Legal AI Funding Hits Record $2.4 Billion as Filevine, Harvey Lead Surge

Legal AI Funding Hits Record $2.4 Billion as Filevine, Harve - Legal technology startups are experiencing an unprecedented fu

Legal technology startups are experiencing an unprecedented funding boom, with investment reportedly surpassing $2.4 billion in 2025 alone—the highest annual total on record according to Crunchbase data. This massive capital infusion signals that artificial intelligence is moving from experimental pilots to core infrastructure across the legal industry.

From Document Review to Enterprise Deployment

What began as narrow applications in document review has evolved into comprehensive enterprise deployments. Andreessen Horowitz reportedly described the shift as a “once-in-a-generation opportunity to rebuild the legal stack from the ground up.” The venture firm’s analysis suggests that products creating leverage within the traditional law-firm model—enabling partners to handle more matters—are gaining rapid traction.

Contracting remains the most common entry point for AI adoption, largely because these workflows are both repetitive and easily measurable. Startups like Luminance, Spellbook and Robin AI are automating clause extraction and redlining processes. Meanwhile, newer entrants Aline and Ivo are connecting contract lifecycle data with procurement and spend management systems, helping corporate legal teams identify risks earlier and streamline approvals.

Major Funding Rounds Reshape Competitive Landscape

The funding momentum reflects both competitive pressure and recognition that legal work particularly suits AI’s pattern recognition capabilities. A major driver this year was Filevine, which reportedly disclosed two previously unannounced rounds totaling $400 million. Insight Partners led the first round and joined Accel and Halo Experience Co. to co-lead the second, according to industry reports.

Founded in 2014 in Salt Lake City, Filevine now counts more than 6,000 clients and 100,000 users. CEO Ryan Anderson told LawSites that the company aims to “build a connected fabric between case management and intelligent automation” with the new funding.

Alongside Filevine, San Francisco-based Harvey has emerged as the category’s standout performer. The three-year-old startup reportedly raised two $300 million rounds in 2025, pushing its total funding beyond $800 million. Remarkably, Harvey now serves eight of the ten highest-grossing U.S. law firms and recently crossed $100 million in annual recurring revenue according to CNBC.

These massive rounds illustrate how AI is expanding beyond legal research into operational workflows.
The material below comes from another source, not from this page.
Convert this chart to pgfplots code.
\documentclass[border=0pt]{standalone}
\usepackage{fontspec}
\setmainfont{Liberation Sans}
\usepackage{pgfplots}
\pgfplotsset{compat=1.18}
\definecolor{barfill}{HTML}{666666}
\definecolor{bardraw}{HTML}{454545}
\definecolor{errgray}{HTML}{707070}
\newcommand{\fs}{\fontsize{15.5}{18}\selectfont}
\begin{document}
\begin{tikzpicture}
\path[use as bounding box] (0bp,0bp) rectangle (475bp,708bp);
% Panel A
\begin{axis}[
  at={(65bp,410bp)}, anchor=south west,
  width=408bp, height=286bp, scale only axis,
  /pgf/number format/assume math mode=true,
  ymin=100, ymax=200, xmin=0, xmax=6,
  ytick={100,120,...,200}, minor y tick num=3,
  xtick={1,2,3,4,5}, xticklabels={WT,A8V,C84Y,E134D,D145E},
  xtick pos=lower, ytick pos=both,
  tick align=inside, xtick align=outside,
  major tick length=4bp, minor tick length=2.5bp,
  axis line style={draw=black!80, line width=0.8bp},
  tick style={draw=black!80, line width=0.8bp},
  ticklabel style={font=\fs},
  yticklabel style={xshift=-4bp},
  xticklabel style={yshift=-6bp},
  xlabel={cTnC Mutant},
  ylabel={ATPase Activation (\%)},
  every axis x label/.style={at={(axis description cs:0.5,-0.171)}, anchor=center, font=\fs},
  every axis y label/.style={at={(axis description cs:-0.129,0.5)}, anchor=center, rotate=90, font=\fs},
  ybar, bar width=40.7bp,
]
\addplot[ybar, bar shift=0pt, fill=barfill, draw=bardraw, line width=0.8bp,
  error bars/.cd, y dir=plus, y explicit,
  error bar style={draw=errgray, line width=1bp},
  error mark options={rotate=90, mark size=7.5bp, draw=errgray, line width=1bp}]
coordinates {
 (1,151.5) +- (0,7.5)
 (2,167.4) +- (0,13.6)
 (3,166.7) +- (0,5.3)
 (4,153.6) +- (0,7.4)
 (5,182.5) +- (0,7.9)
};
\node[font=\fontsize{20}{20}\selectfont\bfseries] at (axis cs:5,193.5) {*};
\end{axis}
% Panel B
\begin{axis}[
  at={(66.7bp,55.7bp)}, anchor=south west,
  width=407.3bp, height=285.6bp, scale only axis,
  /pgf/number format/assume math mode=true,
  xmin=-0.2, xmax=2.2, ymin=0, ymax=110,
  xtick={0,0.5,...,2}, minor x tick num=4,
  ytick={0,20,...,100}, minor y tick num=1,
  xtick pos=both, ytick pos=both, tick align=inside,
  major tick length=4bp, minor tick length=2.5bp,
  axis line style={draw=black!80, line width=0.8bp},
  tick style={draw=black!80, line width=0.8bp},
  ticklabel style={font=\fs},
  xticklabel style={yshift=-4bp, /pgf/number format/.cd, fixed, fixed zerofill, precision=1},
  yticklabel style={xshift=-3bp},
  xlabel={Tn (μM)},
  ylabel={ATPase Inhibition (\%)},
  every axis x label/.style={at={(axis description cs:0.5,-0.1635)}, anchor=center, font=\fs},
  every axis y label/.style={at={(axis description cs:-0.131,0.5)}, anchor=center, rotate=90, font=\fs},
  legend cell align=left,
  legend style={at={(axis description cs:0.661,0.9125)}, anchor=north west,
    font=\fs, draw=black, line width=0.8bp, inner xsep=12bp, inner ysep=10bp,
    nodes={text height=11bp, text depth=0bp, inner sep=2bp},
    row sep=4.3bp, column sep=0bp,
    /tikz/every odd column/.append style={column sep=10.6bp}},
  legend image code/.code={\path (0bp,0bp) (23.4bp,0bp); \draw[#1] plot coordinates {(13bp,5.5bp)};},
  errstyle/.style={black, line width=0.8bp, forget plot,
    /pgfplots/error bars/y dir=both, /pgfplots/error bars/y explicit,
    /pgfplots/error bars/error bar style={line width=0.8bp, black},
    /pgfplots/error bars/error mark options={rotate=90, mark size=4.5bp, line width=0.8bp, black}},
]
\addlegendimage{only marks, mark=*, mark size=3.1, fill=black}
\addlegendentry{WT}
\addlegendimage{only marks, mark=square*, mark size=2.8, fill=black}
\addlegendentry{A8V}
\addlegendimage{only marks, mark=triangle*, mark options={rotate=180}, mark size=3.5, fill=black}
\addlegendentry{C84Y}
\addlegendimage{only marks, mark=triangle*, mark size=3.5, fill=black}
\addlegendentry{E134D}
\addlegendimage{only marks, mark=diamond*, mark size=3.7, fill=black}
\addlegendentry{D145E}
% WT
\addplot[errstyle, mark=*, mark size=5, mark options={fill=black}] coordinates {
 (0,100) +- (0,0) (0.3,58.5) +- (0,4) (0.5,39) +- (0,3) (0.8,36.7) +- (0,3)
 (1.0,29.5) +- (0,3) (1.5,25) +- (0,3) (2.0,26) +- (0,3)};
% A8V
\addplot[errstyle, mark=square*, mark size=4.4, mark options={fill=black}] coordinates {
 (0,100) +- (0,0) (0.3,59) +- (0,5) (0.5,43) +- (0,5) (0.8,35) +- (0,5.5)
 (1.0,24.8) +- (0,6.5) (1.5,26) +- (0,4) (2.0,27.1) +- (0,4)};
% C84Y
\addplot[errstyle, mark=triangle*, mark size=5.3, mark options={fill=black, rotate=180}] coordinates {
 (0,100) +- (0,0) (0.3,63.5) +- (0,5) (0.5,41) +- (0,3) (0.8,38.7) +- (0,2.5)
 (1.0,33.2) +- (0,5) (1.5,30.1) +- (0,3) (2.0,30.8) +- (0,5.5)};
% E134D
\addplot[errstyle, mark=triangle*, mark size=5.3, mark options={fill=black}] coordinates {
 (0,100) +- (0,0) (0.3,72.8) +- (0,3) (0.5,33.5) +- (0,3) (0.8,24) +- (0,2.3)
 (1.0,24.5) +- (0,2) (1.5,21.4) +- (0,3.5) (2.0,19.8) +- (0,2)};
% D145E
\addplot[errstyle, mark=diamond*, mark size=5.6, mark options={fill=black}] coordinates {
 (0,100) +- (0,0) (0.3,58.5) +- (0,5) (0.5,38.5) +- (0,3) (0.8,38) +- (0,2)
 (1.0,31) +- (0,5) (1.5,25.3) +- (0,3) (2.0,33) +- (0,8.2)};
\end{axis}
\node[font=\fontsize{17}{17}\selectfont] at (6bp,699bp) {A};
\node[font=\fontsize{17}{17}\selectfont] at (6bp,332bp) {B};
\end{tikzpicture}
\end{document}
Even established players like Vancouver-based Clio, one of the earliest cloud legal-practice platforms, are aggressively expanding their AI capabilities by integrating drafting and summarization tools.

Accountability Emerges as Critical Differentiator

As adoption widens, the competitive focus is shifting from raw speed to verifiable accountability. Legal firm Baker Donelson noted that traceability and auditability have become central to general-counsel risk frameworks. Many firms are reportedly replacing open-web integrations with closed-network or internally hosted deployments to ensure client data remains under firm control.

Regulators are tightening their scrutiny too. Courts are increasingly questioning whether AI systems used in filings or research rely on verifiable, licensed datasets. In JD Supra commentary, legal-tech advisors warned that vendors often overpromise time savings while downplaying governance overhead.

This regulatory attention is driving a fundamental shift in how legal AI is evaluated. As Andreessen Horowitz partner Marc Andrusko noted in the firm’s analysis, because confidentiality limits cross-client data sharing, “credibility and audit trails may prove more durable than data volume.” The implication is clear: winners in this space will be those who become indispensable to how the profession actually works, not just those who produce drafts fastest.

Investor Sarah Guo predicted that governance will define the next phase of competition. “The next big differentiator won’t be accuracy; it will be accountability,” she suggested, capturing the industry’s evolving priorities.

Human Judgment Remains Essential

Despite the automation surge, human oversight remains non-negotiable in critical areas. The National Law Review observed this year that while AI aids discovery and document review, decisions on relevance and privilege “must remain under attorney supervision.” This underscores that human judgment remains both a legal and ethical requirement, particularly in litigation contexts where automation is advancing more cautiously.

The legal AI transformation appears to be entering a more mature phase. For incumbents like Thomson Reuters—whose CoCounsel Core now embeds generative AI research assistants within Westlaw and Practical Law—and newcomers alike, the race is no longer about producing drafts faster, but ensuring every AI-assisted output can withstand court and client scrutiny.

As Andrusko succinctly put it in the Andreessen Horowitz analysis, “The legal AI boom is real, but not every idea will stick.” With $2.4 billion in fresh capital fueling this transformation, the legal industry’s AI evolution is clearly accelerating—but the ultimate winners will be those who solve for trust and integration, not just automation.